Exercise objective:
Write out the listing below in full and exactly, leaving out every picture.

===== Given information =====

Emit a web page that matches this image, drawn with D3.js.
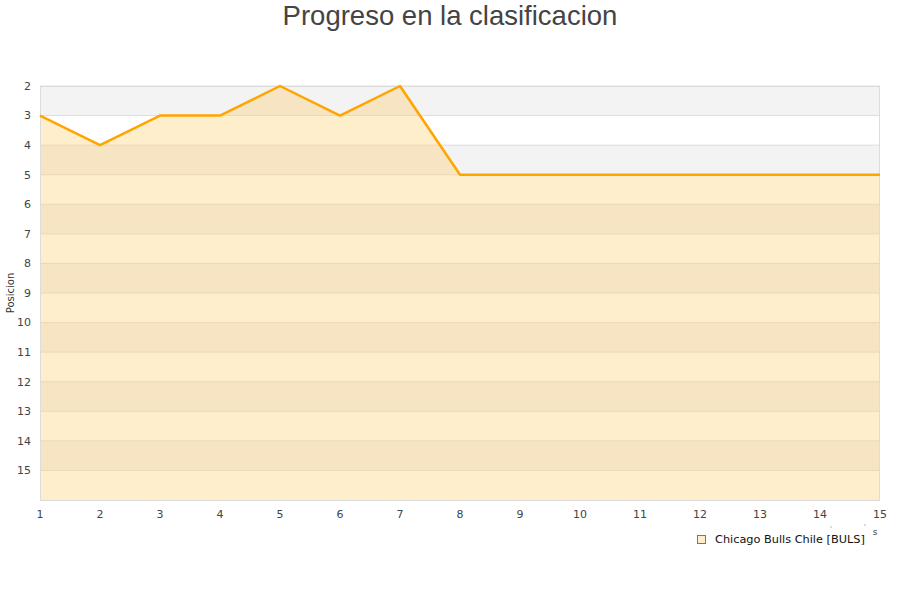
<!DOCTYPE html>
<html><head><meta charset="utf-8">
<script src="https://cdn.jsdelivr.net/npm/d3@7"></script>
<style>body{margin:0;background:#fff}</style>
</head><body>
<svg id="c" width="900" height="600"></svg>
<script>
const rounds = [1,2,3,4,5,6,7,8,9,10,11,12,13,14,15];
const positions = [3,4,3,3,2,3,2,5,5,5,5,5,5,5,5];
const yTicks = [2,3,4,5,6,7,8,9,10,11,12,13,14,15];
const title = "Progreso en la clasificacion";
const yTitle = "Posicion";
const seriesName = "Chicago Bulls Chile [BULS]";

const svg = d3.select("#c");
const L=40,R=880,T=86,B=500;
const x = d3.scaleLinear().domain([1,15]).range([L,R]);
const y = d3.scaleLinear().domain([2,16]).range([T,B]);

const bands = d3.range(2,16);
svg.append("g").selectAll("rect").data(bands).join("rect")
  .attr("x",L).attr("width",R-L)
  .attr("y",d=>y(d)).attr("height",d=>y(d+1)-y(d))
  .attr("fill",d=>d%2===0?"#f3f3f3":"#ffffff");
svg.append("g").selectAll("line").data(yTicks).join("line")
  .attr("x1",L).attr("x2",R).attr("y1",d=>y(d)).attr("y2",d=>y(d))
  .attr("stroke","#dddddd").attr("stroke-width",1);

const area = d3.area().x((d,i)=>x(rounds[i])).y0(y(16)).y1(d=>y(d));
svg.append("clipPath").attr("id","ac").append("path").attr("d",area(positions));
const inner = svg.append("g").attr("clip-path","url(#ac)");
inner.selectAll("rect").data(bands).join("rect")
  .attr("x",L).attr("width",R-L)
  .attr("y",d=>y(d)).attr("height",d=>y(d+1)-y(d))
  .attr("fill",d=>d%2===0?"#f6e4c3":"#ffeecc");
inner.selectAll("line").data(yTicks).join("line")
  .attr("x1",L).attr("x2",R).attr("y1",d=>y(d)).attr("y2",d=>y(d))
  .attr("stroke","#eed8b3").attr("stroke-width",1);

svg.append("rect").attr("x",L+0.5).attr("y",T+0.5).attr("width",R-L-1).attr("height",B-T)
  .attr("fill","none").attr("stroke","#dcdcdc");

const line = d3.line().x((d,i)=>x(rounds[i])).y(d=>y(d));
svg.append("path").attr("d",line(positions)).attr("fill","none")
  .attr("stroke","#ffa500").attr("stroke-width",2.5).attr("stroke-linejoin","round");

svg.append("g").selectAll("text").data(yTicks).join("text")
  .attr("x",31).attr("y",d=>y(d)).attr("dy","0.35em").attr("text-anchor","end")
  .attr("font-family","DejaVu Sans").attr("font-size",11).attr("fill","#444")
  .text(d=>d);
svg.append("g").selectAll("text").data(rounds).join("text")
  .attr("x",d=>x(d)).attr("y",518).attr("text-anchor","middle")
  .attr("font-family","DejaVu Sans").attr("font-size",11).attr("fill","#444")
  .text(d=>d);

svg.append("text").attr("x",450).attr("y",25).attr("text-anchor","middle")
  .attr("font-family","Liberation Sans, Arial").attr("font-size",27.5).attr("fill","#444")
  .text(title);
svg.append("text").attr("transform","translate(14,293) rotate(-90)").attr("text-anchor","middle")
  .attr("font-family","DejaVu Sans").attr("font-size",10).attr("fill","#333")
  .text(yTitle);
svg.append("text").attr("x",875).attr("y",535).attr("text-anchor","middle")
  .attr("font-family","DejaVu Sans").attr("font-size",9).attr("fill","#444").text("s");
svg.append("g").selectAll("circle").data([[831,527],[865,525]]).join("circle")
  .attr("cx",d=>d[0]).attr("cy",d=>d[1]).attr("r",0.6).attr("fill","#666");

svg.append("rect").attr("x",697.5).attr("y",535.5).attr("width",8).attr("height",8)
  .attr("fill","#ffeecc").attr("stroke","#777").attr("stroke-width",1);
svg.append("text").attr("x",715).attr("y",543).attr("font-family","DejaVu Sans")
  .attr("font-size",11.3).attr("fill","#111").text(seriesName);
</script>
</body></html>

=====

Output for this exercise:
Emit a web page that matches this image, drawn with D3.js.
<!DOCTYPE html>
<html><head><meta charset="utf-8">
<script src="https://cdn.jsdelivr.net/npm/d3@7"></script>
<style>body{margin:0;background:#fff}</style>
</head><body>
<svg id="c" width="900" height="600"></svg>
<script>
const rounds = [1,2,3,4,5,6,7,8,9,10,11,12,13,14,15];
const positions = [3,4,3,3,2,3,2,5,5,5,5,5,5,5,5];
const yTicks = [2,3,4,5,6,7,8,9,10,11,12,13,14,15];
const title = "Progreso en la clasificacion";
const yTitle = "Posicion";
const seriesName = "Chicago Bulls Chile [BULS]";

const svg = d3.select("#c");
const L=40,R=880,T=86,B=500;
const x = d3.scaleLinear().domain([1,15]).range([L,R]);
const y = d3.scaleLinear().domain([2,16]).range([T,B]);

const bands = d3.range(2,16);
svg.append("g").selectAll("rect").data(bands).join("rect")
  .attr("x",L).attr("width",R-L)
  .attr("y",d=>y(d)).attr("height",d=>y(d+1)-y(d))
  .attr("fill",d=>d%2===0?"#f3f3f3":"#ffffff");
svg.append("g").selectAll("line").data(yTicks).join("line")
  .attr("x1",L).attr("x2",R).attr("y1",d=>y(d)).attr("y2",d=>y(d))
  .attr("stroke","#dddddd").attr("stroke-width",1);

const area = d3.area().x((d,i)=>x(rounds[i])).y0(y(16)).y1(d=>y(d));
svg.append("clipPath").attr("id","ac").append("path").attr("d",area(positions));
const inner = svg.append("g").attr("clip-path","url(#ac)");
inner.selectAll("rect").data(bands).join("rect")
  .attr("x",L).attr("width",R-L)
  .attr("y",d=>y(d)).attr("height",d=>y(d+1)-y(d))
  .attr("fill",d=>d%2===0?"#f6e4c3":"#ffeecc");
inner.selectAll("line").data(yTicks).join("line")
  .attr("x1",L).attr("x2",R).attr("y1",d=>y(d)).attr("y2",d=>y(d))
  .attr("stroke","#eed8b3").attr("stroke-width",1);

svg.append("rect").attr("x",L+0.5).attr("y",T+0.5).attr("width",R-L-1).attr("height",B-T)
  .attr("fill","none").attr("stroke","#dcdcdc");

const line = d3.line().x((d,i)=>x(rounds[i])).y(d=>y(d));
svg.append("path").attr("d",line(positions)).attr("fill","none")
  .attr("stroke","#ffa500").attr("stroke-width",2.5).attr("stroke-linejoin","round");

svg.append("g").selectAll("text").data(yTicks).join("text")
  .attr("x",31).attr("y",d=>y(d)).attr("dy","0.35em").attr("text-anchor","end")
  .attr("font-family","DejaVu Sans").attr("font-size",11).attr("fill","#444")
  .text(d=>d);
svg.append("g").selectAll("text").data(rounds).join("text")
  .attr("x",d=>x(d)).attr("y",518).attr("text-anchor","middle")
  .attr("font-family","DejaVu Sans").attr("font-size",11).attr("fill","#444")
  .text(d=>d);

svg.append("text").attr("x",450).attr("y",25).attr("text-anchor","middle")
  .attr("font-family","Liberation Sans, Arial").attr("font-size",27.5).attr("fill","#444")
  .text(title);
svg.append("text").attr("transform","translate(14,293) rotate(-90)").attr("text-anchor","middle")
  .attr("font-family","DejaVu Sans").attr("font-size",10).attr("fill","#333")
  .text(yTitle);
svg.append("text").attr("x",875).attr("y",535).attr("text-anchor","middle")
  .attr("font-family","DejaVu Sans").attr("font-size",9).attr("fill","#444").text("s");
svg.append("g").selectAll("circle").data([[831,527],[865,525]]).join("circle")
  .attr("cx",d=>d[0]).attr("cy",d=>d[1]).attr("r",0.6).attr("fill","#666");

svg.append("rect").attr("x",697.5).attr("y",535.5).attr("width",8).attr("height",8)
  .attr("fill","#ffeecc").attr("stroke","#777").attr("stroke-width",1);
svg.append("text").attr("x",715).attr("y",543).attr("font-family","DejaVu Sans")
  .attr("font-size",11.3).attr("fill","#111").text(seriesName);
</script>
</body></html>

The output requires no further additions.